The most practical part? Templates. Instead of starting from a blank window and wondering “how do I ask this properly?”, you get ready-made solutions for working on documents. And that usually means one thing: fewer experiments, more useful results from day one.

So if this topic has been on your mind for a while, but you don’t want to implement AI on a “let’s see what happens” basis, this kind of structured approach makes the most sense. Especially where the stakes are not only time, but also professional responsibility.

So: is AI faster than a junior lawyer?

Yes — in many elements of contract analysis, definitely yes.

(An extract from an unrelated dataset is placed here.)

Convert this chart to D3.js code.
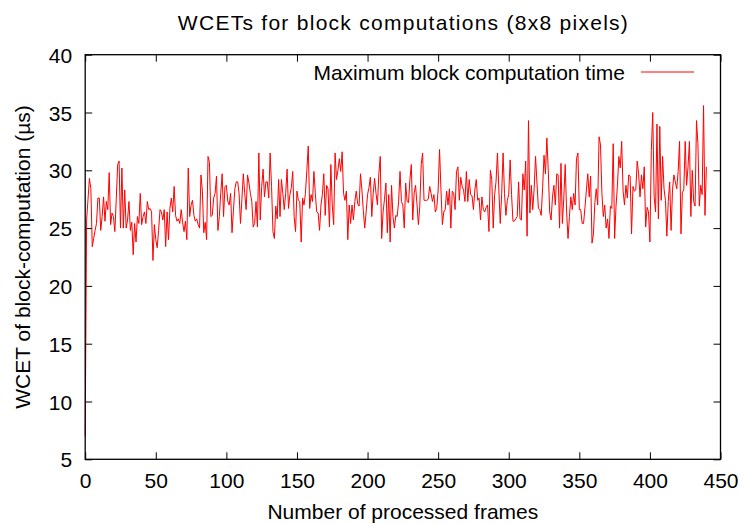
<!DOCTYPE html>
<html>
<head>
<meta charset="utf-8">
<script src="https://d3js.org/d3.v7.min.js"></script>
<style>
  body { margin: 0; background: #fff; }
  text { font-family: "Liberation Sans", Arial, Helvetica, sans-serif; fill: #000; }
</style>
</head>
<body>
<div id="chart"></div>
<script>
// WCET per processed frame (µs)
var wcet = [
  7.0, 25.7, 27.5, 29.3, 28.4, 23.4, 24.1, 24.8, 25.4, 27.6,
  27.6, 24.8, 26.0, 27.7, 25.6, 27.3, 26.6, 29.8, 25.3, 26.3,
  26.0, 24.7, 27.5, 30.5, 30.8, 25.0, 30.2, 25.0, 28.3, 25.0,
  25.7, 27.3, 24.8, 25.5, 22.7, 25.4, 23.8, 26.0, 25.4, 28.0,
  25.3, 26.0, 26.4, 25.4, 27.3, 26.6, 26.7, 26.4, 22.2, 25.3,
  24.0, 23.3, 24.8, 26.6, 26.4, 25.7, 26.6, 23.4, 26.4, 24.0,
  26.7, 27.6, 26.4, 28.6, 26.1, 25.6, 25.8, 25.4, 26.6, 25.5,
  24.7, 25.6, 24.0, 30.2, 26.0, 27.0, 27.4, 26.1, 25.6, 25.8,
  25.3, 25.0, 29.6, 28.2, 24.6, 25.5, 24.0, 31.2, 30.7, 26.0,
  26.1, 27.6, 28.0, 29.5, 24.8, 26.0, 28.0, 29.7, 26.0, 28.6,
  28.7, 27.3, 27.0, 28.0, 24.6, 26.5, 28.4, 29.0, 29.0, 28.0,
  25.4, 27.5, 29.7, 28.0, 26.6, 29.6, 28.9, 28.0, 27.3, 25.1,
  25.4, 27.3, 25.1, 31.5, 25.7, 28.6, 30.1, 27.7, 29.0, 29.0,
  27.6, 31.5, 28.6, 24.7, 24.1, 26.9, 25.8, 29.2, 26.0, 29.2,
  28.0, 26.6, 28.0, 30.1, 26.7, 27.9, 28.5, 29.9, 26.0, 24.7,
  28.2, 27.4, 27.3, 23.8, 27.6, 27.0, 28.0, 30.0, 32.1, 26.7,
  27.9, 27.3, 29.9, 28.0, 26.4, 26.3, 24.8, 27.0, 27.9, 29.7,
  26.1, 28.7, 28.4, 25.1, 30.5, 27.0, 25.3, 31.5, 29.2, 30.0,
  31.0, 29.9, 31.6, 28.0, 27.4, 28.2, 24.0, 27.0, 25.4, 27.0,
  25.7, 27.3, 28.2, 27.1, 26.9, 29.7, 28.3, 26.5, 25.0, 26.4,
  27.9, 28.5, 29.4, 26.0, 28.0, 29.3, 28.0, 27.0, 29.7, 31.2,
  24.1, 26.4, 27.5, 28.9, 24.6, 27.9, 23.8, 28.7, 26.0, 25.0,
  26.1, 26.0, 27.3, 29.9, 27.3, 27.0, 25.0, 28.9, 27.3, 27.2,
  29.2, 30.5, 25.7, 28.0, 28.7, 27.1, 25.3, 26.9, 30.5, 31.5,
  27.4, 27.4, 27.4, 27.5, 28.6, 28.0, 27.3, 27.9, 26.4, 26.7,
  28.3, 31.8, 28.3, 25.3, 26.4, 26.6, 28.2, 27.0, 28.4, 25.0,
  28.2, 28.0, 26.6, 29.9, 30.3, 27.4, 29.4, 28.6, 28.3, 27.3,
  29.9, 27.3, 29.2, 27.9, 27.8, 26.6, 28.3, 29.2, 27.4, 27.6,
  25.7, 27.7, 26.6, 26.4, 26.8, 27.0, 24.7, 30.0, 29.2, 25.0,
  27.9, 29.0, 31.5, 28.3, 25.4, 28.0, 31.5, 28.0, 26.1, 27.4,
  27.9, 30.9, 27.9, 25.6, 25.6, 25.8, 26.0, 29.0, 25.8, 25.7,
  29.7, 28.3, 30.8, 24.3, 34.3, 26.3, 28.7, 26.6, 28.4, 31.2,
  28.9, 26.7, 26.6, 26.1, 28.5, 31.3, 29.7, 32.8, 30.0, 26.4,
  25.7, 27.7, 28.7, 27.0, 29.7, 29.6, 25.0, 30.6, 25.4, 27.6,
  30.5, 26.4, 24.1, 26.0, 27.7, 26.6, 28.0, 27.0, 31.0, 31.5,
  26.6, 26.6, 25.4, 25.4, 26.8, 28.3, 29.7, 27.7, 29.5, 23.7,
  24.5, 27.2, 28.4, 27.0, 32.9, 32.2, 28.0, 26.0, 27.0, 25.0,
  25.8, 24.1, 26.9, 26.7, 32.3, 24.1, 26.9, 28.7, 31.2, 30.2,
  32.5, 28.2, 27.0, 28.7, 27.6, 29.6, 29.5, 24.5, 28.6, 28.2,
  28.3, 30.8, 29.7, 27.7, 29.6, 28.4, 30.3, 25.1, 26.8, 26.4,
  23.8, 31.7, 35.0, 27.7, 26.4, 34.0, 25.8, 33.8, 27.4, 31.2,
  28.4, 27.4, 24.3, 27.3, 29.0, 24.8, 28.3, 29.6, 29.0, 28.4,
  29.9, 32.5, 24.5, 28.1, 28.3, 32.5, 28.7, 30.3, 32.5, 26.0,
  30.0, 27.3, 26.9, 34.3, 32.3, 26.9, 28.7, 27.9, 35.6, 26.1,
  30.3
];
var xTicks = [0, 50, 100, 150, 200, 250, 300, 350, 400, 450];
var yTicks = [5, 10, 15, 20, 25, 30, 35, 40];

var margin = {top: 54.7, right: 22.5, bottom: 64.7, left: 85.2},
    W = 743, H = 524,
    width = W - margin.left - margin.right,
    height = H - margin.top - margin.bottom;

var xScale = d3.scaleLinear().domain([0, 450]).range([0, width]);
var yScale = d3.scaleLinear().domain([5, 40]).range([height, 0]);

var line = d3.line()
             .x(function(d, i) { return xScale(i) })
             .y(function(d) { return yScale(d) });

var svg = d3.select('#chart').append('svg')
            .attr('width', W)
            .attr('height', H);

svg.append('rect').attr('width', W).attr('height', H).style('fill', '#fff');

var g = svg.append('g')
           .attr('transform', 'translate(' + margin.left + ',' + margin.top + ')');

// gnuplot style: ticks point inward, mirrored on top and right
var tickLen = 7;
var drawAxis = function(axis, pos) {
  var ax = g.append('g')
            .attr('transform', 'translate(' + pos + ')')
            .call(axis.tickSizeInner(-tickLen).tickSizeOuter(0).tickPadding(0));
  ax.select('.domain').remove();
  ax.selectAll('.tick line').style('stroke', '#000').style('stroke-width', 1);
  ax.selectAll('.tick text').style('font-size', '21px').attr('fill', '#000');
  return ax;
};
var xAx = drawAxis(d3.axisBottom(xScale).tickValues(xTicks), [0, height]);
xAx.selectAll('.tick text').attr('y', 29).attr('dy', null);
drawAxis(d3.axisTop(xScale).tickValues(xTicks), [0, 0]).selectAll('.tick text').remove();
var yAx = drawAxis(d3.axisLeft(yScale).tickValues(yTicks), [0, 0]);
yAx.selectAll('.tick text').attr('x', -13).attr('dy', '0.36em');
drawAxis(d3.axisRight(yScale).tickValues(yTicks), [width, 0]).selectAll('.tick text').remove();

// data line
g.append('path')
 .datum(wcet)
 .attr('d', line)
 .style('fill', 'none')
 .style('stroke', '#ff0000')
 .style('stroke-width', 1);

// plot border
g.append('rect')
 .attr('width', width)
 .attr('height', height)
 .style('fill', 'none')
 .style('stroke', '#000')
 .style('stroke-width', 1.3);

// Title and axis labels
svg.append('text')
   .attr('x', margin.left + width / 2)
   .attr('y', 30)
   .attr('text-anchor', 'middle')
   .attr('textLength', 450)
   .attr('lengthAdjust', 'spacing')
   .style('font-size', '21px')
   .text('WCETs for block computations (8x8 pixels)');
svg.append('text')
   .attr('x', margin.left + width / 2)
   .attr('y', 519)
   .attr('text-anchor', 'middle')
   .style('font-size', '21px')
   .text('Number of processed frames');
svg.append('text')
   .attr('transform', 'translate(30,' + (margin.top + height / 2) + ') rotate(-90)')
   .attr('text-anchor', 'middle')
   .style('font-size', '21px')
   .text('WCET of block-computation (µs)');

// legend
svg.append('text')
   .attr('x', 625)
   .attr('y', 80)
   .attr('text-anchor', 'end')
   .style('font-size', '21px')
   .text('Maximum block computation time');
svg.append('line')
   .attr('x1', 641).attr('x2', 694)
   .attr('y1', 72).attr('y2', 72)
   .style('stroke', '#ff0000')
   .style('stroke-width', 1);
</script>
</body>
</html>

It can prepare in a few minutes material that would take a human much more time, especially during the first review of a document.

But the more important question is different: does AI deliver a better final result without a lawyer? Here the answer is much more cautious. Speed alone is not enough. What matters is accuracy, context, responsibility, and the ability to distinguish real risk from a seemingly smart-sounding suggestion.

The most sensible working model therefore does not involve replacing the junior with AI. It involves the lawyer — junior, senior, in-house, or firm-based — using AI for what the machine does best, while taking over what requires experience, judgment, and client communication.

And then, instead of choosing “either human or technology,” something much more interesting appears: a lawyer who works faster, cleaner, and more calmly than before. And in contract analysis, that can be an advantage you notice after just the first week.